Intu mulls raising equity to tackle debt burden

UK shopping centre specialist Intu Properties said on Wednesday that it could raise equity, alongside asset sales, to tackle its debt burden.

'Our number one priority is to fix the balance sheet,' said Matthew Roberts, Intu’s chief executive. 'We have a clear plan to do this and are working to make material progress over the next six months.'

Roberts said that they group continues to consider 'all options' to be in the best position to deal with both its short and medium term liquidity requirements as it approaches its next material debt maturity in early 2021. 'These options include disposing of assets, where we are in the advanced stages of selling two of our Spanish assets, through to raising equity, which is also likely to form part of the solution,' he added.

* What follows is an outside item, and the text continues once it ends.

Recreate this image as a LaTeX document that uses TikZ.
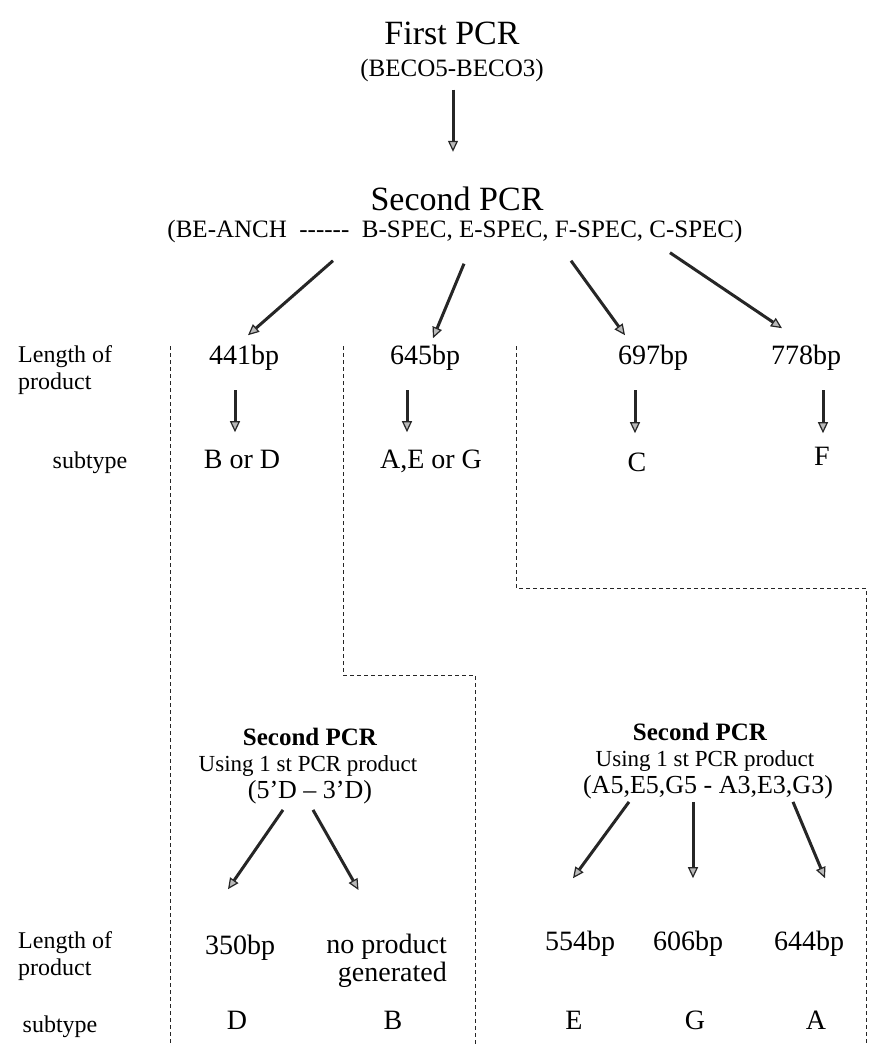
\documentclass[tikz,border=0pt]{standalone}
\usepackage{fontspec}
\setmainfont{Liberation Serif}
\usetikzlibrary{arrows.meta}

\begin{document}
\begin{tikzpicture}[x=1pt,y=-1pt,
  every node/.style={inner sep=0pt,anchor=base},
  big/.style={text height=24pt,text depth=7.5pt,font=\fontsize{34}{40}\selectfont},
  mid/.style={text height=17.5pt,text depth=5.5pt,font=\fontsize{25}{30}\selectfont},
  val/.style={text height=19.6pt,text depth=6.2pt,font=\fontsize{28}{32}\selectfont},
  lab/.style={font=\fontsize{24}{27}\selectfont},
  hd/.style={text height=17.5pt,text depth=5.5pt,font=\fontsize{25}{30}\selectfont\bfseries},
  use/.style={text height=16pt,text depth=5pt,font=\fontsize{23}{28}\selectfont},
  prim/.style={text height=18pt,text depth=5.7pt,font=\fontsize{26}{30}\selectfont},
  ar/.style={draw=black!85,line width=3pt,-{Triangle[length=11pt,width=10pt,line width=1.2pt,fill=gray!55]}},
  dl/.style={draw=black!85,line width=0.9pt,dash pattern=on 4pt off 3pt}]
\useasboundingbox (0,0) rectangle (870,1045);

% top part
\node[big] (first) at (452,44) {First PCR};
\node[mid] (firstp) at (452,76) {(BECO5-BECO3)};
\node[big] (second) at (457,210) {Second PCR};
\node[mid] (secondp) at (455,237) {(BE-ANCH\ \ -\kern0pt-\kern0pt-\kern0pt-\kern0pt-\kern0pt-\ \ B-SPEC, E-SPEC, F-SPEC, C-SPEC)};
\draw[ar] ([xshift=1pt,yshift=-8pt]firstp.south) -- ([xshift=-4pt,yshift=34pt]second.north);

% first results
\node[lab,anchor=north west,align=left] (len1) at (18,345) {Length of\\product};
\node[val] (b441) at (244,364) {441bp};
\node[val] (b645) at (425,364) {645bp};
\node[val] (b697) at (653,364) {697bp};
\node[val] (b778) at (806,364) {778bp};
\draw[ar] ([xshift=-122pt,yshift=-18pt]secondp.south) -- ([xshift=4pt,yshift=9pt]b441.north);
\draw[ar] ([xshift=9pt,yshift=-21pt]secondp.south) -- ([xshift=8pt,yshift=6pt]b645.north);
\draw[ar] ([xshift=116pt,yshift=-18pt]secondp.south) -- ([xshift=-28pt,yshift=9pt]b697.north);
\draw[ar] ([xshift=215pt,yshift=-10pt]secondp.south) -- ([xshift=-24pt,yshift=16pt]b778.north);

\node[lab] (sub1) at (90,468) {subtype};
\node[val] (sBD) at (242,468) {B or D};
\node[val] (sAEG) at (431,468) {A,E or G};
\node[val] (sC) at (637,471) {C};
\node[val] (sF) at (822,465) {F};
\draw[ar] ([xshift=-9pt,yshift=-20pt]b441.south) -- ([xshift=-7pt,yshift=16pt]sBD.north);
\draw[ar] ([xshift=-18pt,yshift=-20pt]b645.south) -- ([xshift=-24pt,yshift=16pt]sAEG.north);
\draw[ar] ([xshift=-18pt,yshift=-20pt]b697.south) -- ([xshift=-2pt,yshift=18pt]sC.north);
\draw[ar] ([xshift=17pt,yshift=-20pt]b778.south) -- ([xshift=1pt,yshift=12pt]sF.north);

% dashed borders
\draw[dl] (170,346) -- (170,1045);
\draw[dl] (343,346) -- (343,675) -- (475,675) -- (475,1045);
\draw[dl] (516,346) -- (516,588) -- (866,588) -- (866,1045);

% second round, D
\node[hd] (d2) at (310,745) {Second PCR};
\node[use] (d2u) at (308,771) {Using 1 st PCR product};
\node[prim] (d2p) at (310,798) {(5’D – 3’D)};
\node[val] (b350) at (240,954) {350bp};
\node[val,anchor=north east,align=right,text height=,text depth=,font=\fontsize{28}{28}\selectfont] (bno) at (447,934) {no product\\generated};
\draw[ar] ([xshift=-27pt,yshift=-6pt]d2p.south) -- ([xshift=-12pt,yshift=45pt]b350.north);
\draw[ar] ([xshift=3pt,yshift=-6pt]d2p.south) -- ([xshift=-28pt,yshift=44pt]bno.north);

% second round, AEG
\node[hd] (a2) at (700,740) {Second PCR};
\node[use] (a2u) at (705,766) {Using 1 st PCR product};
\node[prim] (a2p) at (708,793) {(A5,E5,G5 - A3,E3,G3)};
\node[val] (b554) at (580,950) {554bp};
\node[val] (b606) at (688,950) {606bp};
\node[val] (b644) at (809,950) {644bp};
\draw[ar] ([xshift=-79pt,yshift=-3pt]a2p.south) -- ([xshift=-7pt,yshift=52pt]b554.north);
\draw[ar] ([xshift=-15pt,yshift=-3pt]a2p.south) -- ([xshift=5pt,yshift=52pt]b606.north);
\draw[ar] ([xshift=85pt,yshift=-3pt]a2p.south) -- ([xshift=16pt,yshift=52pt]b644.north);

\node[lab,anchor=north west,align=left] (len2) at (18,931) {Length of\\product};
\node[lab] (sub2) at (60,1032) {subtype};
\node[val] (sD) at (237,1029) {D};
\node[val] (sB) at (393,1029) {B};
\node[val] (sE) at (574,1029) {E};
\node[val] (sG) at (695,1029) {G};
\node[val] (sA) at (816,1029) {A};
\end{tikzpicture}
\end{document}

Intu is in final negotiations to sell two of its flagship malls in Spain – Intu Asturias and Intu Puerto Venecia for a total of over €400 mln. The group is finalising the deals with ECE on Intu Asturias, and with Generali on behalf of the newly-launched Shopping Centre Fund on the Puerto Venecia asset. Both properties are owned on a 50-50 basis together with Canadian pension fund CPPIB, which also has the right of first refusal on both assets, should they be sold.

In its third-quarter results, the UK REIT said it expects annual like-for-like net rental income to be down by about 9% and predicted another decline in 2020, although at a slower rate. Around 50% of this decline is attributed to CVAs which were worse than expected, the group said.

Intu's LTV remained broadly steady at 57.7% (based on June valuations) from 57.6% at H1-19 despite a £210 mln reduction in net external debt.